"O direito é criado pelo homem, é um produto tipicamente humano, um artifício sem entidade corporal, mas nem por isso menos real que as máquinas e os edifícios." - Gregorio Robles

4.6.24

De materialização da democracia. E desvios.

democracia sociedade laicidade tributação constitui

Portanto deve-se buscar uma democracia que seja digna desse nome. Falo em relação ao post anterior. Conquistas meramente formais são fundamentais, sem dúvida. Mas se não houver uma efetiva materialização daquilo, ficamos no plano do conto de fadas. Daí falar-se juridicamente em "eficácia", que é a aptidão para produzir efeitos.

Observamos isso nas imunidades tributárias. Para facilitar a vida do leitor, reproduzo abaixo o trecho da Constituição que estou trazendo à baila:

Art. 150. Sem prejuízo de outras garantias asseguradas ao contribuinte, é vedado à União, aos Estados, ao Distrito Federal e aos Municípios:

[...]

VI - instituir impostos sobre:   (Vide Emenda Constitucional nº 3, de 1993)

a) patrimônio, renda ou serviços, uns dos outros;

b) entidades religiosas e templos de qualquer culto, inclusive suas organizações assistenciais e beneficentes;    

c) patrimônio, renda ou serviços dos partidos políticos, inclusive suas fundações, das entidades sindicais dos trabalhadores, das instituições de educação e de assistência social, sem fins lucrativos, atendidos os requisitos da lei;

d) livros, jornais, periódicos e o papel destinado a sua impressão.

e) fonogramas e videofonogramas musicais produzidos no Brasil contendo obras musicais ou literomusicais de autores brasileiros e/ou obras em geral interpretadas por artistas brasileiros bem como os suportes materiais ou arquivos digitais que os contenham, salvo na etapa de replicação industrial de mídias ópticas de leitura a laser.   

É preciso entender o objetivo do constituinte ao estabelecer tais imunidades.
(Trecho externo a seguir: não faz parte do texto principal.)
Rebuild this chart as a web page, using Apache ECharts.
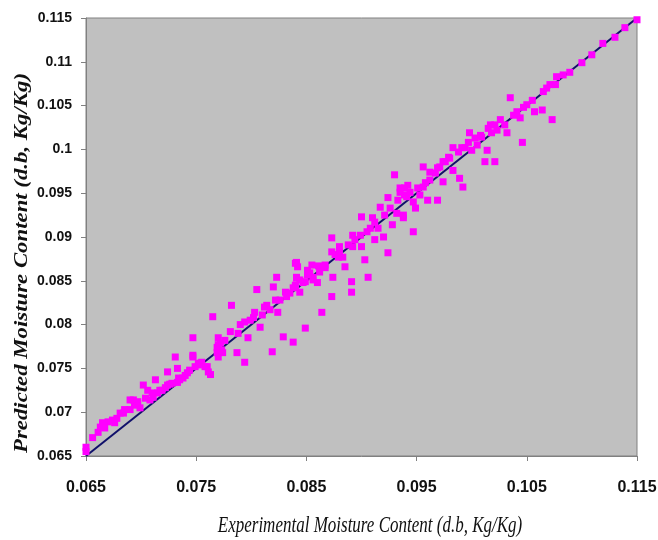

Peguemos o exemplo dos templos. Não faz sentido prático dizer que há liberdade de crença se não consigo manter minha igrejinha aberta. Há imunidade tributária, portanto, para que os diversos cultos tenham condições materiais para funcionar (ou no mínimo para que tenham menos encargos sobre si). A imunidade sobre livros e papeis para sua impressão é óbvia no mesmo sentido — liberdade de ideias pressupõe veículos que lhe materializem. Não há liberdade de opinião se não há papel para lhe registrar. Seria uma liberdade oca; em tese existe, mas sem realização concreta. A proteção para partidos e sindicatos, a mesma coisa; ao tornar esses entes imunes à exação tributária, fica garantido, ou ao menos facilitado, seu funcionamento.

Então percebam, e voltando ao tópico das igrejas que citamos em post recente: o desiderato constitucional, ao fornecer tais imunidades tributárias, é o de assegurar a materialidade de direitos fundamentais (liberdade de crença, de pensamento, política etc.). Vale dizer, garantir um "mínimo existencial", um substrato básico para que possam ter existência concreta. Não se trata portanto de dar tratamento privilegiado, de criar privilégios para determinados grupos. Contudo — e vocês entenderão aonde quero chegar — isso deixa de ser verdade quando muitas vezes estamos falando em grupos multimilionários, verdadeiras multinacionais "da fé". A imunidade tributária, que deveria servir apenas para garantir a manutenção do culto, se torna na verdade uma forma de proteger lucros e rendas vultosos. Há um claro desvio em relação ao objetivo do constituinte.